God yes, constitution no 

Throwing fuel on the constitutional firewall between church and state, the Montana Senate last week gave final approval to a bill that sanctions local and state government display of the words “In God we Trust.”

Senate Bill 2, sponsored by Sen. Rick Laible, R-Victor, had earlier been approved by the House by an 86-14 margin.

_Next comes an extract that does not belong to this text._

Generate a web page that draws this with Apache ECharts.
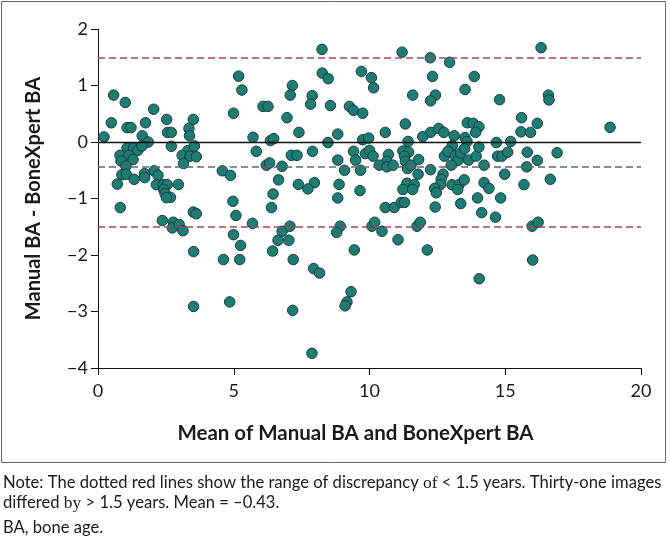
<!DOCTYPE html>
<html>
<head>
<meta charset="utf-8">
<script src="https://cdn.jsdelivr.net/npm/echarts@6/dist/echarts.min.js"></script>
<style>
html,body{margin:0;padding:0;background:#fff;}
#chart{width:670px;height:538px;}
</style>
</head>
<body>
<div id="chart"></div>
<script>
// Mean of Manual BA and BoneXpert BA (x) and difference Manual - BoneXpert (y)
var meanBA = [
 0.575,1.005,2.05,0.49,1.07,1.215,1.75,2.53,2.56,2.70,3.35,3.51,1.63,0.22,3.37,1.85,2.70,1.07,1.31,1.47,1.62,0.81,1.14,0.85,1.29,1.03,3.31,3.10,3.39,3.55,3.62,3.15,0.88,1.04,0.71,1.33,1.71,1.72,2.07,2.21,2.15,2.41,2.55,2.42,2.47,2.67,2.52,2.96,4.58,4.88,
 0.82,2.37,2.77,2.74,2.99,3.13,3.51,3.62,3.52,3.52,4.62,4.85,
 8.25,5.18,5.30,8.26,8.48,7.16,7.08,7.89,7.83,8.56,9.70,10.07,4.99,6.08,6.26,6.96,9.26,9.41,9.75,5.71,6.35,6.47,7.40,8.47,8.83,9.75,9.97,5.83,7.12,7.33,7.90,9.41,9.85,10.0,6.20,6.32,6.78,8.83,9.49,9.08,9.67,6.65,7.38,7.97,7.73,8.88,9.65,6.45,8.83,
 4.97,5.08,6.39,5.69,4.99,5.25,5.22,6.78,7.07,6.63,7.03,6.43,7.19,7.94,8.16,8.92,8.79,9.44,9.32,9.17,9.10,7.17,7.88,
 11.20,12.24,12.95,10.15,12.32,13.86,11.59,12.43,12.25,13.52,14.79,11.32,13.60,13.82,14.03,10.58,12.25,12.55,12.74,11.96,13.12,13.91,13.52,13.59,11.42,14.67,15.20,13.05,10.13,11.23,11.44,11.29,11.32,10.70,10.64,10.36,10.64,10.87,11.40,11.53,11.81,11.79,12.25,12.76,12.89,13.16,13.25,13.01,13.36,13.50,13.65,13.93,14.03,14.22,14.72,14.88,15.09,14.98,11.38,11.23,11.65,11.59,12.71,12.64,12.61,12.40,12.46,13.04,13.30,13.25,13.49,14.22,14.40,
 13.98,14.83,10.58,10.91,11.17,11.29,12.42,13.36,14.13,14.64,10.09,10.19,10.46,11.05,11.75,11.87,12.13,14.04,
 16.32,16.59,16.61,15.60,16.18,15.58,15.93,18.86,15.81,16.91,16.18,15.79,15.69,16.66,
 15.99,16.21,16.01
];
var diffBA = [
 0.83,0.70,0.58,0.34,0.255,0.255,0.34,0.40,0.17,0.17,0.24,0.40,0.11,0.09,0.11,0.0,-0.076,-0.106,-0.106,-0.147,-0.07,-0.236,-0.236,-0.337,-0.31,-0.425,-0.15,-0.236,-0.25,-0.07,-0.26,-0.38,-0.58,-0.57,-0.745,-0.66,-0.56,-0.63,-0.51,-0.59,-0.755,-0.755,-0.755,-0.84,-0.915,-0.98,-0.985,-0.75,-0.51,-0.59,
 -1.16,-1.39,-1.42,-1.52,-1.46,-1.57,-1.24,-1.27,-1.94,-2.91,-2.08,-2.83,
 1.64,1.165,0.92,1.22,1.12,1.0,0.83,0.82,0.67,0.645,1.25,1.14,0.51,0.63,0.63,0.43,0.63,0.56,0.51,0.083,0.025,0.06,0.17,-0.01,0.14,0.04,0.07,-0.165,-0.236,-0.236,-0.165,-0.165,-0.206,-0.147,-0.41,-0.37,-0.43,-0.32,-0.32,-0.50,-0.50,-0.67,-0.75,-0.72,-0.83,-0.75,-0.86,-0.92,-0.99,
 -1.05,-1.30,-1.16,-1.44,-1.64,-1.83,-2.08,-1.58,-1.49,-1.74,-1.74,-1.93,-2.08,-2.24,-2.32,-1.49,-1.60,-1.91,-2.65,-2.83,-2.90,-2.98,-3.74,
 1.59,1.49,1.41,0.96,1.16,1.16,0.83,0.83,0.73,0.93,0.75,0.32,0.34,0.33,0.27,0.17,0.17,0.24,0.17,0.095,0.11,0.17,0.078,0.01,0.01,-0.01,0.01,-0.06,-0.25,-0.16,-0.18,-0.25,-0.34,-0.22,-0.34,-0.41,-0.44,-0.41,-0.47,-0.41,-0.31,-0.57,-0.49,-0.25,-0.165,-0.24,-0.33,-0.41,-0.195,-0.12,-0.32,-0.25,-0.09,-0.41,-0.25,-0.25,-0.18,-0.57,-0.73,-0.84,-0.755,-0.84,-0.57,-0.66,-0.755,-0.82,-0.90,-0.755,-0.755,-0.84,-0.67,-0.72,-0.82,
 -0.99,-0.99,-1.16,-1.16,-1.07,-1.07,-1.15,-1.09,-1.25,-1.33,-1.49,-1.42,-1.58,-1.73,-1.49,-1.42,-1.91,-2.42,
 1.67,0.83,0.745,0.43,0.33,0.18,0.17,0.26,-0.18,-0.19,-0.325,-0.44,-0.755,-0.66,
 -1.49,-1.42,-2.09
];
var zeroLine = 0;
var meanDiff = -0.43;
var limits = [1.5, -1.5];
var xTicks = {min: 0, max: 20, step: 5};
var yTicks = {min: -4, max: 2, step: 1};

var points = meanBA.map(function (m, i) { return [m, diffBA[i]]; });

var FONT = 'Lato';
var chart = echarts.init(document.getElementById('chart'), null, {renderer: 'canvas'});
var redDash = {color: '#a3455e', width: 1.5, type: [7, 4]};
chart.setOption({
  animation: false,
  backgroundColor: '#fff',
  grid: {left: 98, right: 29, top: 29, bottom: 170},
  xAxis: {
    type: 'value', min: xTicks.min, max: xTicks.max, interval: xTicks.step,
    name: 'Mean of Manual BA and BoneXpert BA', nameLocation: 'middle', nameGap: 55,
    nameTextStyle: {fontFamily: FONT, fontWeight: 'bold', fontSize: 20.5, color: '#1a1a1a', padding: [0, 28, 0, 0]},
    axisLine: {onZero: false, lineStyle: {color: '#111', width: 1}},
    axisTick: {show: true, length: 7, lineStyle: {color: '#111'}},
    axisLabel: {fontFamily: FONT, fontSize: 18, color: '#1a1a1a', margin: 14},
    splitLine: {show: false}
  },
  yAxis: {
    type: 'value', min: yTicks.min, max: yTicks.max, interval: yTicks.step,
    name: 'Manual BA - BoneXpert BA', nameLocation: 'middle', nameGap: 54, nameRotate: 90,
    nameTextStyle: {fontFamily: FONT, fontWeight: 'bold', fontSize: 20, color: '#1a1a1a'},
    axisLine: {onZero: false, lineStyle: {color: '#111', width: 1}},
    axisTick: {show: true, length: 7, lineStyle: {color: '#111'}},
    axisLabel: {fontFamily: FONT, fontSize: 18, color: '#1a1a1a', margin: 10,
      formatter: function (v) { return String(v).replace('-', '\u2212'); }},
    splitLine: {show: false}
  },
  series: [
    {
      type: 'scatter', data: [], z: 1, silent: true,
      markLine: {
        silent: true, symbol: ['none', 'none'], label: {show: false}, animation: false,
        data: [
          {yAxis: zeroLine, lineStyle: {color: '#111', width: 1.3, type: 'solid'}},
          {yAxis: meanDiff, lineStyle: {color: '#5b6670', width: 1.5, type: [7, 4]}},
          {yAxis: limits[0], lineStyle: redDash},
          {yAxis: limits[1], lineStyle: redDash}
        ]
      }
    },
    {
      type: 'scatter', data: points, z: 3, symbol: 'circle', symbolSize: 10.5,
      itemStyle: {color: '#1f7c74', borderColor: '#173f3b', borderWidth: 1, opacity: 1}
    }
  ],
  graphic: [
    {type: 'rect', silent: true, shape: {x: 1.5, y: 1.5, width: 664, height: 461},
      style: {fill: 'none', stroke: '#666', lineWidth: 1}},
    {type: 'text', silent: true, x: 3, y: 483, style: {
      text: 'Note: The dotted red lines show the range of discrepancy {s|of} < 1.5 years. Thirty-one images',
      font: '16.6px Lato', fill: '#1a1a1a', verticalAlign: 'middle',
      rich: {s: {fontFamily: 'Liberation Serif', fontSize: 17.5, fill: '#1a1a1a'}}}},
    {type: 'text', silent: true, x: 3, y: 503, style: {
      text: 'differed {s|by} > 1.5 years. Mean = \u20130.43.',
      font: '16.6px Lato', fill: '#1a1a1a', verticalAlign: 'middle',
      rich: {s: {fontFamily: 'Liberation Serif', fontSize: 17.5, fill: '#1a1a1a'}}}},
    {type: 'text', silent: true, x: 3, y: 528, style: {
      text: 'BA, bone age.', font: '16.6px Lato', fill: '#1a1a1a', verticalAlign: 'middle'}}
  ]
});
</script>
</body>
</html>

Only 10 senators voted against the measure before it cleared the Legislature April 8.

SB 2 says state and local governments have the authority to display the slogan and other “historical documents” in or around public buildings and on state-owned land.

“This is straight out of the religious-right handbook—cramming a very fundamentalist view of Christianity down everyone’s throat,” says Travis McAdam of the Montana Human Rights Network (MHRN), which opposed Laible’s measure.

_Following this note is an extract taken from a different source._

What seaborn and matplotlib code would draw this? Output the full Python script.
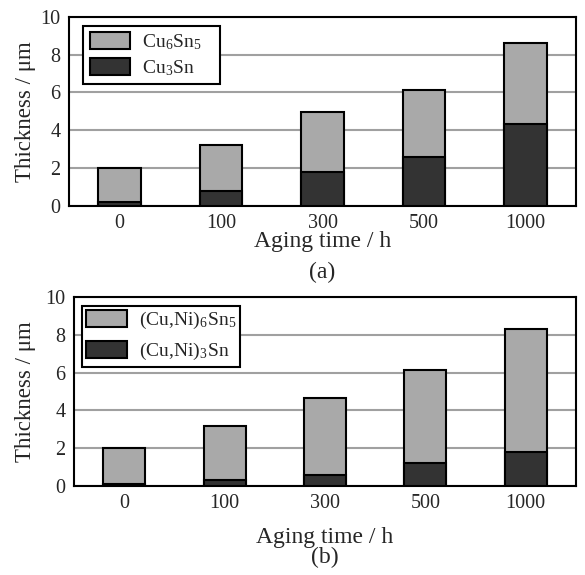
import seaborn as sns
import matplotlib.pyplot as plt
import numpy as np
import pandas as pd

aging_time = ['0', '100', '300', '500', '1000']

# panel (a)
total_a = [2.0, 3.2, 4.95, 6.15, 8.6]
cu3sn_a = [0.2, 0.8, 1.8, 2.6, 4.35]
labels_a = ['Cu$_\\mathregular{6}$Sn$_\\mathregular{5}$', 'Cu$_\\mathregular{3}$Sn']

# panel (b)
total_b = [2.0, 3.2, 4.65, 6.15, 8.3]
cu3sn_b = [0.1, 0.3, 0.6, 1.2, 1.8]
labels_b = ['(Cu,Ni)$_\\mathregular{6}$Sn$_\\mathregular{5}$', '(Cu,Ni)$_\\mathregular{3}$Sn']

LIGHT = '#a9a9a9'
DARK = '#333333'
LW = 1.5

sns.set_style('white')
plt.rcParams['font.family'] = ['Liberation Serif', 'DejaVu Serif']
plt.rcParams['mathtext.fontset'] = 'stix'


def stacked_panel(ax, total, bottom, labels, tag, ylab_x, xlab_y, tag_y,
				  leg_anchor, labelspacing, borderpad, tail=''):
	df = pd.DataFrame({'time': aging_time, 'total': total, 'bottom': bottom})
	sns.barplot(data=df, x='time', y='total', color=LIGHT, edgecolor='black',
				linewidth=LW, width=0.42, saturation=1, ax=ax, zorder=3)
	sns.barplot(data=df, x='time', y='bottom', color=DARK, edgecolor='black',
				linewidth=LW, width=0.42, saturation=1, ax=ax, zorder=3)
	ax.set_ylim(0, 10)
	ax.set_xlim(-0.5, 4.5)
	ax.set_yticks(np.arange(0, 11, 2))
	ax.yaxis.grid(True, color='#a0a0a0', linewidth=1.5, zorder=0)
	ax.set_axisbelow(True)
	for sp in ax.spines.values():
		sp.set_color('black')
		sp.set_linewidth(LW)
	ax.tick_params(axis='both', labelsize=14.5, length=0, pad=6)
	ax.set_xticks([0.5, 1.5, 2.5, 3.5], minor=True)
	ax.tick_params(axis='x', which='minor', direction='in', length=4, color='#555555')
	ax.set_ylabel('Thickness / \u03bcm', fontsize=16.5)
	ax.yaxis.set_label_coords(ylab_x, 0.5)
	ax.set_xlabel('Aging time / h', fontsize=17)
	ax.xaxis.set_label_coords(0.5, xlab_y)
	ax.xaxis.label.set_va('center')
	ax.text(0.5, tag_y, '(' + tag + ')', transform=ax.transAxes, fontsize=17,
			ha='center', va='center')
	handles = [plt.Rectangle((0, 0), 1, 1, facecolor=LIGHT, edgecolor='black', linewidth=LW),
			   plt.Rectangle((0, 0), 1, 1, facecolor=DARK, edgecolor='black', linewidth=LW)]
	leg = ax.legend(handles, [lab + tail for lab in labels], loc='upper left',
					bbox_to_anchor=leg_anchor, fontsize=14, frameon=True,
					fancybox=False, edgecolor='black', framealpha=1,
					handlelength=2.1, handleheight=0.95, handletextpad=0.6,
					labelspacing=labelspacing, borderpad=borderpad,
					borderaxespad=0)
	leg.get_frame().set_linewidth(LW)


fig = plt.figure(figsize=(5.85, 5.75), dpi=100)
ax_a = fig.add_axes([0.118, 0.6417, 0.8667, 0.3292])
ax_b = fig.add_axes([0.1265, 0.1548, 0.858, 0.3287])

stacked_panel(ax_a, total_a, cu3sn_a, labels_a, 'a', -0.065, -0.19, -0.35,
			  (0.0276, 0.952), 0.3, 0.34, tail='   ')
stacked_panel(ax_b, total_b, cu3sn_b, labels_b, 'b', -0.076, -0.27, -0.38,
			  (0.016, 0.952), 0.5, 0.22)

fig.savefig('out.png', dpi=100)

SB 2 neatly ties in with the far-right American Family Association’s push to put “In God We Trust” in every classroom in the country. Laible’s bill also prohibits excluding other documents from display if they have “religious references,” which clearly includes the Ten Commandments.

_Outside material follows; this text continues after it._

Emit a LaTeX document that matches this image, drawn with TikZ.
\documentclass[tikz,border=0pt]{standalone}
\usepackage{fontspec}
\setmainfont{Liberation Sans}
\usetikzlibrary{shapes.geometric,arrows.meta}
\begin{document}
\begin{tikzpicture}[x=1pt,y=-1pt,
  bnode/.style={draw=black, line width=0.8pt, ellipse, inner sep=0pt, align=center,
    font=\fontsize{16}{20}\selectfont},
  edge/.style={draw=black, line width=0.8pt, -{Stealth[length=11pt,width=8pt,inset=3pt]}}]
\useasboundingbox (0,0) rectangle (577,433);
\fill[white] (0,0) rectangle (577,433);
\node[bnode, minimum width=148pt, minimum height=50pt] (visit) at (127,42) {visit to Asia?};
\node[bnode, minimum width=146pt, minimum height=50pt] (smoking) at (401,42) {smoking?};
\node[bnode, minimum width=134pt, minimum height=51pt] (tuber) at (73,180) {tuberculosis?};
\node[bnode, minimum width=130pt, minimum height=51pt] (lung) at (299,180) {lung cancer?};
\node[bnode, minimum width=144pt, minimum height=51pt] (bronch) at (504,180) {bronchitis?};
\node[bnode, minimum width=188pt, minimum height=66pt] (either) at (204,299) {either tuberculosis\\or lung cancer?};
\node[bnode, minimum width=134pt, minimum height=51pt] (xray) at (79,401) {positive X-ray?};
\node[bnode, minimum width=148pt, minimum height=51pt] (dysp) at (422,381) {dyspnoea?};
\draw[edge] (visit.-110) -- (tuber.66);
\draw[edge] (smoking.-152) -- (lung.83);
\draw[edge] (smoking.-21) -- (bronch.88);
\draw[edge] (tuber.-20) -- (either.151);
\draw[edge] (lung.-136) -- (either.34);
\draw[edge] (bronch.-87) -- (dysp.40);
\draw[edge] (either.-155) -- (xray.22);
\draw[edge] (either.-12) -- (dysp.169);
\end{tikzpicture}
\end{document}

“It’s just part of the overall plan to put their biblical principles into civil law,” McAdam says. “That’s obviously not what this country was based on. It’s a shame that it passed so easily.”

Contrasting sharply with Laible’s success is the Legislature’s failure to enact Senate Joint Resolution 8, carried by Sen. Ken Toole, a Helena Democrat and MHRN founder.

The resolution, supported by many Bitterroot Valley residents alarmed by attempts to force local schools to teach creationism, says the Legislature “supports local adoption of a science curriculum that is based on sound scientific principles,” instead of religion. Toole’s proposal, which also says the state recognizes the importance of church-state separation, was unceremoniously shelved in committee.

Laible’s SB 2 now heads to Democratic Gov. Brian Schweitzer’s desk, where higher powers may or may not intervene before he decides to sign or veto it.

“We’re looking at the legislation,” spokesman Adam Pimley says.